What does a CSR do in an HVAC or plumbing company?

A Customer Service Representative in a trades company answers incoming calls, books service appointments, dispatches technicians, follows up on estimates, processes payments, handles customer complaints, and often manages the daily schedule board. In smaller companies, the CSR may also handle bookkeeping, inventory, and marketing follow-up.

How do you train a dispatcher for an HVAC company?

Start with call handling and booking fundamentals in week one, then introduce dispatch logic in week two — how to assign calls based on technician location, skill set, and availability. Teach them to read a dispatch board, optimize routes to reduce drive time, and communicate changes to techs in the field. Most dispatch skills take two to three weeks of hands-on practice to develop.

What is a good booking rate for HVAC or plumbing calls?

Industry benchmarks suggest a booking rate of 85 to 90 percent for inbound service calls.

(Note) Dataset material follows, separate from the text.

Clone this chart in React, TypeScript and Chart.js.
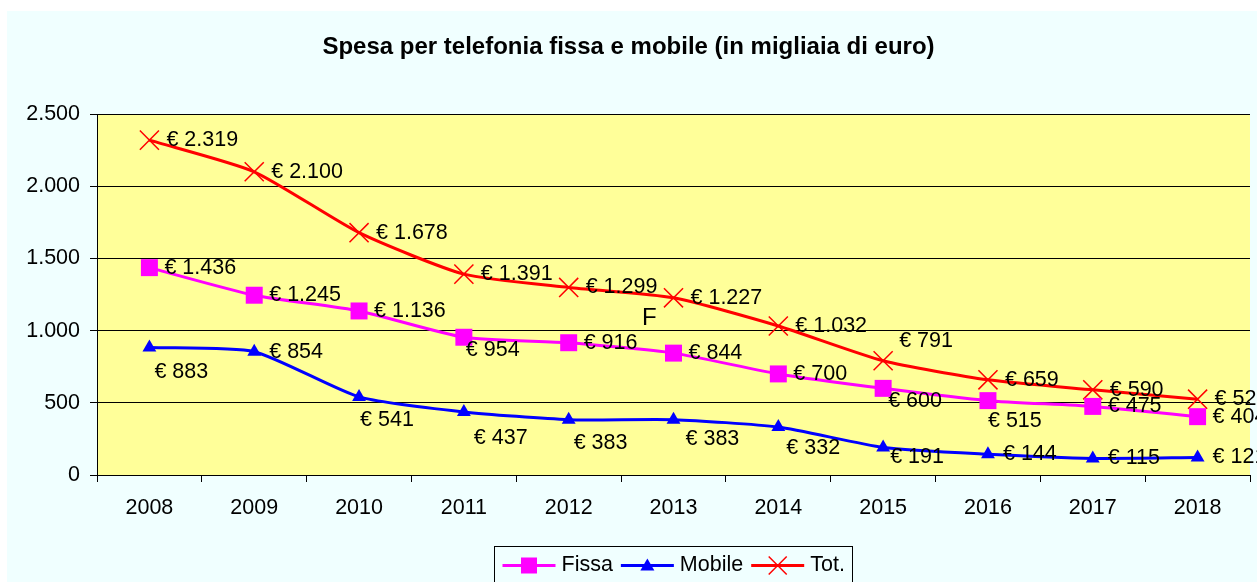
import React, { useEffect, useRef } from "react";
import { Chart, registerables } from "chart.js";

Chart.register(...registerables);

// ---- data ----
const years = ["2008", "2009", "2010", "2011", "2012", "2013", "2014", "2015", "2016", "2017", "2018"];
const fissa = [1436, 1245, 1136, 954, 916, 844, 700, 600, 515, 475, 404];
const mobile = [883, 854, 541, 437, 383, 383, 332, 191, 144, 115, 121];
const tot = [2319, 2100, 1678, 1391, 1299, 1227, 1032, 791, 659, 590, 525];
const yTicks = [0, 500, 1000, 1500, 2000, 2500];
const titleText = "Spesa per telefonia fissa e mobile (in migliaia di euro)";
const noteText = "F";

// ---- label placement (pixel offsets of each value label from its point) ----
const fissaLabelOffsets = [
  [15, 0], [15, 0], [15, 0], [2, 13], [15, 0], [15, 0], [15, 0], [5, 13], [0, 20], [15, 0], [15, 0],
];
const mobileLabelOffsets = [
  [5, 25], [15, 0], [1, 23], [10, 26], [5, 23], [12, 19], [8, 21], [7, 10], [15, 0], [15, 0], [15, 0],
];
const totLabelOffsets = [
  [17, 0], [17, 0], [17, 0], [17, 0], [17, 0], [17, 0], [17, 0], [16, -20], [17, 0], [17, 0], [17, 0],
];
const noteAt = { x: 4.77, y: 1087 };

const FONT = "'Liberation Sans', Arial, Helvetica, sans-serif";
const TEXT_SIZE = 21.5;
const PAGE_BG = "#f0ffff";
const PLOT_BG = "#ffff99";
const W = 1250;
const H = 571;

const fmt = (v: number) =>
  Math.round(v)
    .toString()
    .replace(/\B(?=(\d{3})+(?!\d))/g, ".");

const bgPlugin = {
  id: "bgPlugin",
  beforeDraw(chart: any) {
    const { ctx, chartArea, width, height } = chart;
    ctx.save();
    ctx.fillStyle = PAGE_BG;
    ctx.fillRect(0, 0, width, height);
    ctx.fillStyle = PLOT_BG;
    ctx.fillRect(chartArea.left, chartArea.top, chartArea.right - chartArea.left, chartArea.bottom - chartArea.top);
    ctx.restore();
  },
};

const labelPlugin = {
  id: "valueLabels",
  afterDatasetsDraw(chart: any) {
    const ctx = chart.ctx;
    const offsets = [fissaLabelOffsets, mobileLabelOffsets, totLabelOffsets];
    ctx.save();
    ctx.font = `${TEXT_SIZE}px ${FONT}`;
    ctx.fillStyle = "#000";
    ctx.textAlign = "left";
    ctx.textBaseline = "middle";
    chart.data.datasets.forEach((ds: any, i: number) => {
      const meta = chart.getDatasetMeta(i);
      meta.data.forEach((pt: any, j: number) => {
        const [dx, dy] = offsets[i][j];
        ctx.fillText("€ " + fmt(ds.data[j]), pt.x + dx, pt.y + dy);
      });
    });
    const xs = chart.scales.x;
    const ys = chart.scales.y;
    ctx.font = `24px ${FONT}`;
    ctx.textAlign = "center";
    ctx.fillText(noteText, xs.getPixelForValue(noteAt.x), ys.getPixelForValue(noteAt.y));
    ctx.restore();
  },
};

function drawMarker(ctx: CanvasRenderingContext2D, style: string, x: number, y: number, color: string) {
  ctx.save();
  ctx.fillStyle = color;
  ctx.strokeStyle = color;
  if (style === "rect") {
    ctx.fillRect(x - 8, y - 8, 16, 16);
  } else if (style === "triangle") {
    ctx.beginPath();
    ctx.moveTo(x, y - 7);
    ctx.lineTo(x + 7, y + 5);
    ctx.lineTo(x - 7, y + 5);
    ctx.closePath();
    ctx.fill();
  } else {
    ctx.lineWidth = 1.5;
    ctx.beginPath();
    ctx.moveTo(x - 9, y - 9);
    ctx.lineTo(x + 9, y + 9);
    ctx.moveTo(x + 9, y - 9);
    ctx.lineTo(x - 9, y + 9);
    ctx.stroke();
  }
  ctx.restore();
}

const legendPlugin = {
  id: "boxLegend",
  afterDraw(chart: any) {
    const { ctx, chartArea } = chart;
    ctx.save();
    ctx.font = `${TEXT_SIZE}px ${FONT}`;
    const items = chart.data.datasets.map((ds: any) => ({
      label: ds.label as string,
      color: ds.borderColor as string,
      style: ds.pointStyle as string,
    }));
    const lineLen = 53;
    const gapText = 6;
    const gapItem = 8;
    const padX = 8;
    const widths = items.map((it: any) => ctx.measureText(it.label).width);
    let total = padX * 2 + gapItem * (items.length - 1);
    items.forEach((_: any, i: number) => (total += lineLen + gapText + widths[i]));
    const cx = (chartArea.left + chartArea.right) / 2;
    const left = Math.round(cx - total / 2) + 0.5;
    const top = Math.round(chartArea.bottom + 71) + 0.5;
    ctx.strokeStyle = "#000";
    ctx.lineWidth = 1;
    ctx.strokeRect(left, top, Math.round(total), 45);
    const cy = top + 19;
    let x = left + padX;
    items.forEach((it: any, i: number) => {
      ctx.strokeStyle = it.color;
      ctx.lineWidth = 3;
      ctx.beginPath();
      ctx.moveTo(x, cy);
      ctx.lineTo(x + lineLen, cy);
      ctx.stroke();
      drawMarker(ctx, it.style, x + lineLen / 2, cy, it.color);
      x += lineLen + gapText;
      ctx.fillStyle = "#000";
      ctx.textAlign = "left";
      ctx.textBaseline = "middle";
      ctx.fillText(it.label, x, cy);
      x += widths[i] + gapItem;
    });
    ctx.restore();
  },
};

export default function App() {
  const ref = useRef<HTMLCanvasElement | null>(null);

  useEffect(() => {
    document.body.style.overflow = "hidden";
    document.documentElement.style.overflow = "hidden";
    if (!ref.current) return;
    const chart = new Chart(ref.current, {
      type: "line",
      data: {
        labels: years,
        datasets: [
          {
            label: "Fissa",
            data: fissa,
            borderColor: "#ff00ff",
            backgroundColor: "#ff00ff",
            borderWidth: 3,
            pointStyle: "rect",
            pointRadius: 12,
            pointBackgroundColor: "#ff00ff",
            pointBorderColor: "#ff00ff",
            pointBorderWidth: 0,
            tension: 0.2,
          },
          {
            label: "Mobile",
            data: mobile,
            borderColor: "#0000ff",
            backgroundColor: "#0000ff",
            borderWidth: 3,
            pointStyle: "triangle",
            pointRadius: 8,
            pointBackgroundColor: "#0000ff",
            pointBorderColor: "#0000ff",
            pointBorderWidth: 0,
            tension: 0.2,
          },
          {
            label: "Tot.",
            data: tot,
            borderColor: "#ff0000",
            backgroundColor: "#ff0000",
            borderWidth: 3,
            pointStyle: "crossRot",
            pointRadius: 13.5,
            pointBorderColor: "#ff0000",
            pointBorderWidth: 1.5,
            tension: 0.2,
          },
        ],
      },
      options: {
        responsive: false,
        animation: false,
        devicePixelRatio: 1,
        layout: { autoPadding: false, padding: { left: 0, right: 7, top: 0, bottom: 0 } },
        plugins: {
          legend: { display: false },
          tooltip: { enabled: false },
          title: {
            display: true,
            text: titleText,
            color: "#000",
            font: { family: FONT, size: 24, weight: "bold" },
            padding: { top: 21.6, bottom: 52.6 },
          },
        },
        scales: {
          x: {
            type: "category",
            offset: true,
            grid: { offset: true, drawOnChartArea: false, tickLength: 7, color: "#000" },
            border: { color: "#000", width: 1 },
            ticks: { color: "#000", font: { family: FONT, size: TEXT_SIZE }, padding: 13, maxRotation: 0 },
            afterFit: (s: any) => {
              s.height = H - 464;
            },
          },
          y: {
            min: 0,
            max: 2500,
            grid: { color: "#000", tickLength: 7, lineWidth: 1 },
            border: { color: "#000", width: 1 },
            ticks: {
              color: "#000",
              font: { family: FONT, size: TEXT_SIZE },
              padding: 10,
              callback: (v: any) => fmt(Number(v)),
            },
            afterBuildTicks: (s: any) => {
              s.ticks = yTicks.map((v) => ({ value: v }));
            },
            afterFit: (s: any) => {
              s.width = 90;
            },
          },
        },
      } as any,
      plugins: [bgPlugin, labelPlugin, legendPlugin],
    });
    return () => chart.destroy();
  }, []);

  return (
    <div style={{ position: "fixed", top: 11, left: 7, width: W, height: H, background: PAGE_BG }}>
      <canvas ref={ref} width={W} height={H} style={{ width: W, height: H, display: "block" }} />
    </div>
  );
}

If your booking rate is below 80 percent, it usually indicates problems with call handling — the CSR may be quoting prices on the phone instead of booking the call, failing to convey urgency, or not overcoming basic objections about scheduling.

Why do trades offices have such high turnover?

High turnover in trades offices is driven by several factors: the pace is relentless especially during peak seasons, the role requires handling angry or panicked callers regularly, many offices lack documented training processes so new hires feel lost, pay often does not reflect the skill required, and the emotional toll of managing both customer expectations and technician personalities wears people down.